Records supplied:
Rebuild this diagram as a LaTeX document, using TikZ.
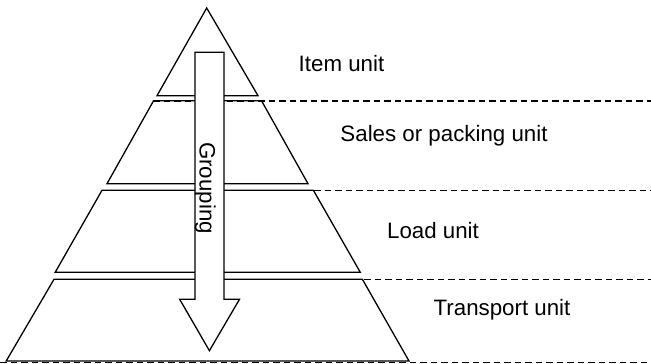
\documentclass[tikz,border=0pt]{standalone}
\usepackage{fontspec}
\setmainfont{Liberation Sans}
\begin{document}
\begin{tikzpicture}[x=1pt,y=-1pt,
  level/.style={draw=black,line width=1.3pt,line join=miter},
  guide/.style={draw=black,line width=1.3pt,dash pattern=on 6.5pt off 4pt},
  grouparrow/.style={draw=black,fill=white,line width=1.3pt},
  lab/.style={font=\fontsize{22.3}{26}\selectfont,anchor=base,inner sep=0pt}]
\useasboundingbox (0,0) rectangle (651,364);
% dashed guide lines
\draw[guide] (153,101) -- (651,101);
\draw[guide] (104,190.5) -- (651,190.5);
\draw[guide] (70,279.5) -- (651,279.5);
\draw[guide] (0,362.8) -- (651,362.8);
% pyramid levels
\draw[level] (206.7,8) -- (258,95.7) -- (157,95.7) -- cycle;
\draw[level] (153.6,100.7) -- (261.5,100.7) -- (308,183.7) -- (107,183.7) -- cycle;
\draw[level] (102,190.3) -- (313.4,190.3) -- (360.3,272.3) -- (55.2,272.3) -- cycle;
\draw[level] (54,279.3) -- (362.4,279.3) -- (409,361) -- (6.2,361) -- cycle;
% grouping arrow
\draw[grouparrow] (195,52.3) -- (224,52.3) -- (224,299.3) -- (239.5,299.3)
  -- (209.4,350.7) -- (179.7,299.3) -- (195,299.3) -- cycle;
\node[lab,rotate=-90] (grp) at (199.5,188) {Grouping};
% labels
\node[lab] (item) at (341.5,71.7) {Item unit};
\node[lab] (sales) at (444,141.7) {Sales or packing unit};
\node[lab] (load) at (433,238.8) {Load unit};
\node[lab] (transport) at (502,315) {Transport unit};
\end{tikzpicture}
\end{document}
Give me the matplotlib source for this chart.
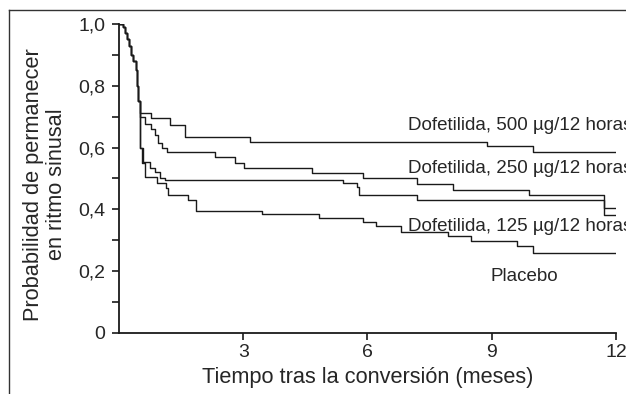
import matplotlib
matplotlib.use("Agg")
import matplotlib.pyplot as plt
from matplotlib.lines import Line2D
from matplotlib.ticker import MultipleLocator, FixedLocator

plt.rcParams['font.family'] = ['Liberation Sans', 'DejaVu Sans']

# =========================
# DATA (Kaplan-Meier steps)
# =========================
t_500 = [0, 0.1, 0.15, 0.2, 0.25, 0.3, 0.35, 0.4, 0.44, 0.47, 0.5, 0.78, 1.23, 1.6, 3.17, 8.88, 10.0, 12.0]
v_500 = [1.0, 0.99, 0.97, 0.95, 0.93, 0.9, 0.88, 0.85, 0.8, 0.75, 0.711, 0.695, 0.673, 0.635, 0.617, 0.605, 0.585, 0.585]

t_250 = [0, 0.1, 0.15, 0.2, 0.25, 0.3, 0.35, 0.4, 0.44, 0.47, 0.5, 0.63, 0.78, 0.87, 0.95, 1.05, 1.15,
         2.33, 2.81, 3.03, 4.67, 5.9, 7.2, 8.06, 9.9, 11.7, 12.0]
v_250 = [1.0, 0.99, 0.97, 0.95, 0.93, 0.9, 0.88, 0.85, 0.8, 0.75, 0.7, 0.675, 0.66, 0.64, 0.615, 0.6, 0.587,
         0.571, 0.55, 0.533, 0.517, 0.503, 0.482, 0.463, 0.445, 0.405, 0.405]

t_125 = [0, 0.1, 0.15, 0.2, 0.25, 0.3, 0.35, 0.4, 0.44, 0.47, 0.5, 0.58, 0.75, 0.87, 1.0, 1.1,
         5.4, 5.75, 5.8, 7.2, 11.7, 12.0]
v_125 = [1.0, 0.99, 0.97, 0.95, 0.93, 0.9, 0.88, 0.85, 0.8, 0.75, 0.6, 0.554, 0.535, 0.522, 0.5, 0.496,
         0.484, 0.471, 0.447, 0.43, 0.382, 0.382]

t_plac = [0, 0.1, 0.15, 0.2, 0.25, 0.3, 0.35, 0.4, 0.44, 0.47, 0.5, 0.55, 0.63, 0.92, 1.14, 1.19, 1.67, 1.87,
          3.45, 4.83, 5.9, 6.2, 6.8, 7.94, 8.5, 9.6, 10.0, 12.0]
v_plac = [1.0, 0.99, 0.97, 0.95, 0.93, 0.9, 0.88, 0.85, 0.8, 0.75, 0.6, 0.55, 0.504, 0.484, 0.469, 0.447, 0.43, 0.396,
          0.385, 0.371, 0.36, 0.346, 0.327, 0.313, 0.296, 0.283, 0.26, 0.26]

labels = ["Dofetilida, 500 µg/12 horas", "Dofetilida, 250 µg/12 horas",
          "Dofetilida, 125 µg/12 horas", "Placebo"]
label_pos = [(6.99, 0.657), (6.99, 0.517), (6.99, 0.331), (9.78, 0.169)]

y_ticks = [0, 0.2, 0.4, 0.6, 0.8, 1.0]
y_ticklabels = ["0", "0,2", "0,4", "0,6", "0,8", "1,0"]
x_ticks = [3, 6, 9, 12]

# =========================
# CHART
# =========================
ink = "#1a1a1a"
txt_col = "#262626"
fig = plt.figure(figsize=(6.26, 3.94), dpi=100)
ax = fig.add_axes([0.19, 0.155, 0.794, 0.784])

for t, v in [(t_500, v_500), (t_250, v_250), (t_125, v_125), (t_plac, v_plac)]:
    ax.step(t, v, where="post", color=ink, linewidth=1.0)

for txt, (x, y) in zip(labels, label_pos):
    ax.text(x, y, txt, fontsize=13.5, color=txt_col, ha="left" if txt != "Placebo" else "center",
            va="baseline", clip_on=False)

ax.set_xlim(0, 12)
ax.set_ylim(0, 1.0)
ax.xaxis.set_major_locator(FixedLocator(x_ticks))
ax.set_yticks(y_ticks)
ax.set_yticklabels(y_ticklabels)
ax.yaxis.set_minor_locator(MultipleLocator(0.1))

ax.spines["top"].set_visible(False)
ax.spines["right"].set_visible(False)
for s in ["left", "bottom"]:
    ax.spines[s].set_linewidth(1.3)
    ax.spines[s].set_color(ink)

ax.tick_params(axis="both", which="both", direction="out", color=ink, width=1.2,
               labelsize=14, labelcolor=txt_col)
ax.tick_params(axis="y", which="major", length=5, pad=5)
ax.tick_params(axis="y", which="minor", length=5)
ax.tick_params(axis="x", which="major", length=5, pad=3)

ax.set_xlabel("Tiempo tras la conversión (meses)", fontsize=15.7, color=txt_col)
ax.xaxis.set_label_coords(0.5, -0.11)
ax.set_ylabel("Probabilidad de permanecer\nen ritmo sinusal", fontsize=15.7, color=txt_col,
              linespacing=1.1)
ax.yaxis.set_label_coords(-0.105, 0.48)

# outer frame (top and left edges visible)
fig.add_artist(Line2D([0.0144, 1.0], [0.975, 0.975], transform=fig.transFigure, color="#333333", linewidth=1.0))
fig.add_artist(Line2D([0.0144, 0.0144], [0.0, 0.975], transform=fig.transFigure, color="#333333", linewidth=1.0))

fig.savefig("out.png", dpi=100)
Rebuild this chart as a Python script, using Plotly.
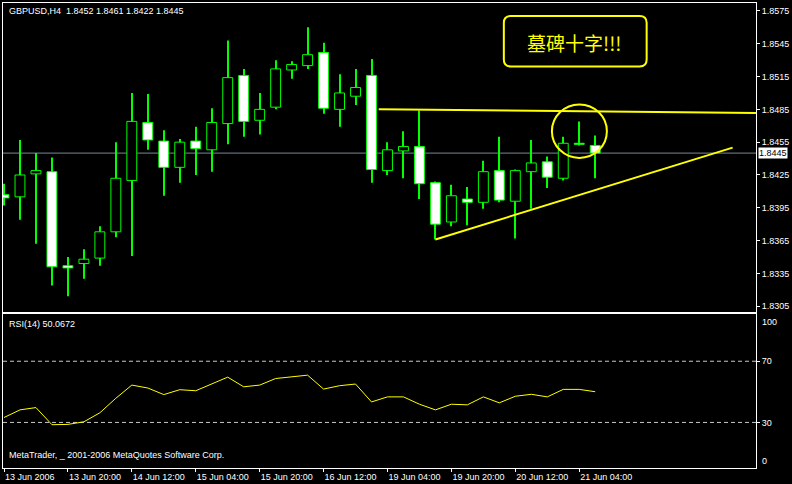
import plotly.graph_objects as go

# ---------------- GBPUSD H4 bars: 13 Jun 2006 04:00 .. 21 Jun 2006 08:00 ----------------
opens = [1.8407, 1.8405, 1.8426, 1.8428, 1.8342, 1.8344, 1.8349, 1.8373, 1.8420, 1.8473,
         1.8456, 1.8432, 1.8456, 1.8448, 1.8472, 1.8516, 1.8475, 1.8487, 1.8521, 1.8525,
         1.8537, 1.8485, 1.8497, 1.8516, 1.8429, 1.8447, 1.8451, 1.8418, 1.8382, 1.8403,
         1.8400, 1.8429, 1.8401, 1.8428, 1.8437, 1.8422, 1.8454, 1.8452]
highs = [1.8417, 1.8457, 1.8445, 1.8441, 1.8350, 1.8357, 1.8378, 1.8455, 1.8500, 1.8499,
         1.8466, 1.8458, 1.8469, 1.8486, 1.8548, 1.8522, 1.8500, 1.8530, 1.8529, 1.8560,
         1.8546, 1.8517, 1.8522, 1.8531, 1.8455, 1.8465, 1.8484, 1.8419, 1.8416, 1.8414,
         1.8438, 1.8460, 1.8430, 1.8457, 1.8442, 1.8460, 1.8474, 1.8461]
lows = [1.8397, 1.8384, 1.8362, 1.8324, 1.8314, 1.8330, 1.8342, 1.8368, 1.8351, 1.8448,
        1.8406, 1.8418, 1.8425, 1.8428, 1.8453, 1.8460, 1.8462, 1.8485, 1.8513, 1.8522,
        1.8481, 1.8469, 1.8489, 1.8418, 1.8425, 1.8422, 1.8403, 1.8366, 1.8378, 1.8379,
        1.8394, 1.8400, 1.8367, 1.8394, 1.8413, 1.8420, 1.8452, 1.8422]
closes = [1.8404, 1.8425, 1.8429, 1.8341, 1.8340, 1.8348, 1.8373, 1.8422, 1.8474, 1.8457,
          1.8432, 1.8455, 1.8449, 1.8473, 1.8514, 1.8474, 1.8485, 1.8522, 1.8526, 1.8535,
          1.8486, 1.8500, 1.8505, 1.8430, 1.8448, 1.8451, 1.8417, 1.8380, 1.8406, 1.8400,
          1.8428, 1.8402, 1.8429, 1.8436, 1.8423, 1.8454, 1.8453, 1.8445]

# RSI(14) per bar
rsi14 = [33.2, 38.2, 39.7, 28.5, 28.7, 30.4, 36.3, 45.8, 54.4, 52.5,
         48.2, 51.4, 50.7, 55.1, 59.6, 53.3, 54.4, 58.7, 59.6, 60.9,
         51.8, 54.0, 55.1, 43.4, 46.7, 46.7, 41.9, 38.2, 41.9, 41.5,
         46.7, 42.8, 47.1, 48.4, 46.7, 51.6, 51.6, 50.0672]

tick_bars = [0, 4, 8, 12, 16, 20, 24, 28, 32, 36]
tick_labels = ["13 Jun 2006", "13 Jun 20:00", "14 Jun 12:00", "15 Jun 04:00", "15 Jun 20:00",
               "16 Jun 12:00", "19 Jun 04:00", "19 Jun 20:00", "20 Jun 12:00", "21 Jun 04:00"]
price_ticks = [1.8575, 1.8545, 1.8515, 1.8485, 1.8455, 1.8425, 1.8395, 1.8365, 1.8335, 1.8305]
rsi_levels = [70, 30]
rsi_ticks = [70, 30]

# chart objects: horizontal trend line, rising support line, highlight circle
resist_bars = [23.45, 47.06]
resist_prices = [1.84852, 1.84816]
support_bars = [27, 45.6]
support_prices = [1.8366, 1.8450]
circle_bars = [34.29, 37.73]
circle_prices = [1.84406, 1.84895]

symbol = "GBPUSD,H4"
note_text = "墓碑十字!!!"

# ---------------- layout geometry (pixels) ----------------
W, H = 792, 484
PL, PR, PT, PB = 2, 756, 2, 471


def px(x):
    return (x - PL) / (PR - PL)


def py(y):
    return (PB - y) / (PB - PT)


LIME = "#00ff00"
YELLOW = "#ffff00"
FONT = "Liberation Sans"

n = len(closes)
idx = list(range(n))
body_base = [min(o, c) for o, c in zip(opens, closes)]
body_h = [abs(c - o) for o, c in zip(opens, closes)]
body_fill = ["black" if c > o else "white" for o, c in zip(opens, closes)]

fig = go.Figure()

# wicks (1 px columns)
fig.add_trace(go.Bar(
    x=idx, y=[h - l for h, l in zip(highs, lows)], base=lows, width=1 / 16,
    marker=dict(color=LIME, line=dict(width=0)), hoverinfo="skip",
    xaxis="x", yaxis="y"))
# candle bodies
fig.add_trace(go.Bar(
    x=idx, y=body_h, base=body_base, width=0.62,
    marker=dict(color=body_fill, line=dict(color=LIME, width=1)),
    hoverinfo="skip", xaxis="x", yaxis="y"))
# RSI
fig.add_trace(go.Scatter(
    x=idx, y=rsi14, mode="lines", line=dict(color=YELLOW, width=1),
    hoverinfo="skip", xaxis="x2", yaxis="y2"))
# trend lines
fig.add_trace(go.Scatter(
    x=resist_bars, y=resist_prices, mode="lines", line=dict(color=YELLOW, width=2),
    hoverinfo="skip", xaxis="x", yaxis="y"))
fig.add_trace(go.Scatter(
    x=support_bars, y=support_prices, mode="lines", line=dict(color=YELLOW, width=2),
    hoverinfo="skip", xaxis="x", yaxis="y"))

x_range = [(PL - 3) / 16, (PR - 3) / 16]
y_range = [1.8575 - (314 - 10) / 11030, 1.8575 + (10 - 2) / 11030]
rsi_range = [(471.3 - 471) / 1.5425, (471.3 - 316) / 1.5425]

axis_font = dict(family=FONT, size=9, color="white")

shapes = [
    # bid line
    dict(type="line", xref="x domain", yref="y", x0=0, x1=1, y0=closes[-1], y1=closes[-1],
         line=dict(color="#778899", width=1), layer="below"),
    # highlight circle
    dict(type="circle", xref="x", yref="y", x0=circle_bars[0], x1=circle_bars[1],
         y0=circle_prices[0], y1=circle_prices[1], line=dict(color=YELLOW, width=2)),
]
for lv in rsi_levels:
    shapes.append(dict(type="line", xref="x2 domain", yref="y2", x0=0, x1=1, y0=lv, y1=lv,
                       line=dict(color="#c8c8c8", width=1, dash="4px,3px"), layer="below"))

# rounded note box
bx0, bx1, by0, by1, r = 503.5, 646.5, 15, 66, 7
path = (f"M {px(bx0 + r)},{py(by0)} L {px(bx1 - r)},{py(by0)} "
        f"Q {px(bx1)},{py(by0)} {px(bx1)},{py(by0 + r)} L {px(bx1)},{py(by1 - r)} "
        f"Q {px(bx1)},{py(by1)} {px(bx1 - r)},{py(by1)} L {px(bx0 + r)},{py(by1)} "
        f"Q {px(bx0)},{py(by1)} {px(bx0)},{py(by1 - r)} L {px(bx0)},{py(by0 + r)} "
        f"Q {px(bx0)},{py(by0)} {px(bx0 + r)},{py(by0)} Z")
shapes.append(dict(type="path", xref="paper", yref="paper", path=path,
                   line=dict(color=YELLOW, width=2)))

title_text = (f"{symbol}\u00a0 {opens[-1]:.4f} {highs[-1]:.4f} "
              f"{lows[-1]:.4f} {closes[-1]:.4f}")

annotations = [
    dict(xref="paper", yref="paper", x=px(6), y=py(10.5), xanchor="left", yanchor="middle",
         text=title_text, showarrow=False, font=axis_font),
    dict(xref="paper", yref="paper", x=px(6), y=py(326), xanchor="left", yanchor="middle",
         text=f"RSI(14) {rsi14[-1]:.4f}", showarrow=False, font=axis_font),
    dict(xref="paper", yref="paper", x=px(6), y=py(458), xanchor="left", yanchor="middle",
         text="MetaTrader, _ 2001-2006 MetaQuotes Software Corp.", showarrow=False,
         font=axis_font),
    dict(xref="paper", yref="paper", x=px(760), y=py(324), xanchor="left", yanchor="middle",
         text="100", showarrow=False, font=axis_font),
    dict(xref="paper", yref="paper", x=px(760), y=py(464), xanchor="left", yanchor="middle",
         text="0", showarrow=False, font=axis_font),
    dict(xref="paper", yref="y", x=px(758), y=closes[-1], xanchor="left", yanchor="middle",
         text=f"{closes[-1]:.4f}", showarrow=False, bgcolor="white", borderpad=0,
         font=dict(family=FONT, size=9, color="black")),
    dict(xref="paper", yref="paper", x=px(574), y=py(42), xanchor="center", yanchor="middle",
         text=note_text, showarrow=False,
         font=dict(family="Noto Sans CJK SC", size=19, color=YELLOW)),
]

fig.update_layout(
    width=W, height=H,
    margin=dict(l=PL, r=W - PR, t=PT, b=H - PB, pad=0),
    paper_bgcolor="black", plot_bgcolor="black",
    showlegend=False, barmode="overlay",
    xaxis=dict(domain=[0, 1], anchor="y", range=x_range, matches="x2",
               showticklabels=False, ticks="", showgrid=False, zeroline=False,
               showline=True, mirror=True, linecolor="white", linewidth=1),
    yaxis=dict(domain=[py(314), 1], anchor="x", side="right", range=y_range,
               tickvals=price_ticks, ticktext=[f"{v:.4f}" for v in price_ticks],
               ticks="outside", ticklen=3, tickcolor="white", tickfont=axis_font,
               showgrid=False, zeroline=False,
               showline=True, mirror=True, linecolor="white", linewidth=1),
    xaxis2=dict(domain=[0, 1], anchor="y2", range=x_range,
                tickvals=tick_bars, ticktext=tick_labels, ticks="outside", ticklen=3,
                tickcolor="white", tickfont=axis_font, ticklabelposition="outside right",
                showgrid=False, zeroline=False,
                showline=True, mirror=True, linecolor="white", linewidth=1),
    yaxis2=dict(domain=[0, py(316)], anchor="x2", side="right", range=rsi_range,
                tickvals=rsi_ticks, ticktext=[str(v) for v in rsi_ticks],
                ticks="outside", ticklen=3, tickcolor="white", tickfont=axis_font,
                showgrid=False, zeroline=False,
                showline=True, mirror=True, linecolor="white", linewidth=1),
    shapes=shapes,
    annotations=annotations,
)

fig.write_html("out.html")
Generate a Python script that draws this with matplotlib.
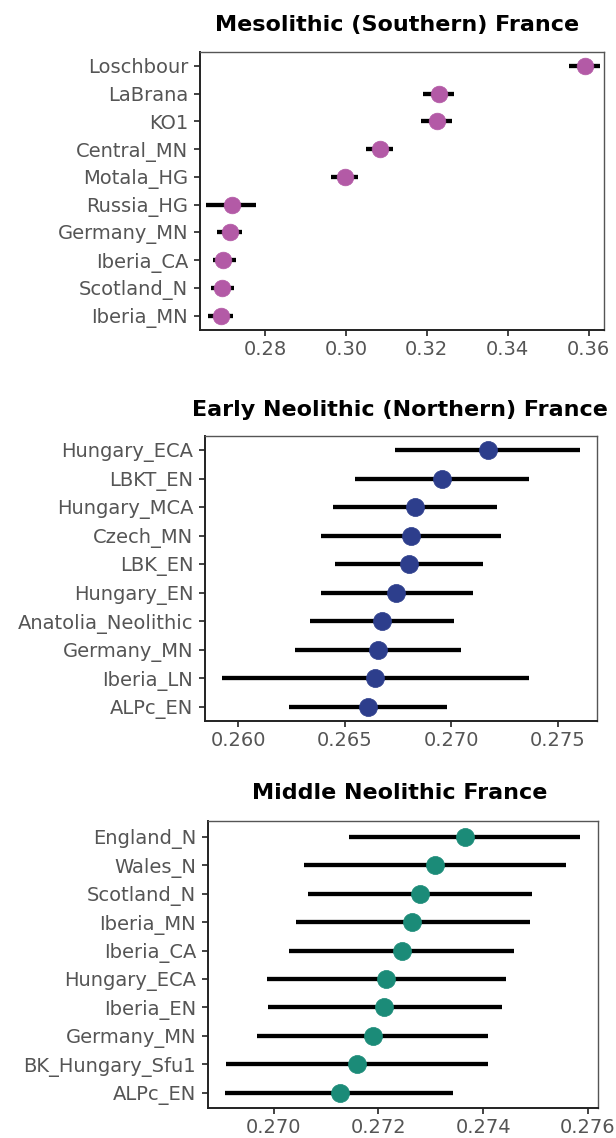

What is expected: Print the line above containing "Rebuild this chart", the line containing "import plotly.graph_objects as go", and everything between them, exactly as written. Pictures stay out.

Problem solution:
Rebuild this chart as a Python script, using Plotly.
import plotly.graph_objects as go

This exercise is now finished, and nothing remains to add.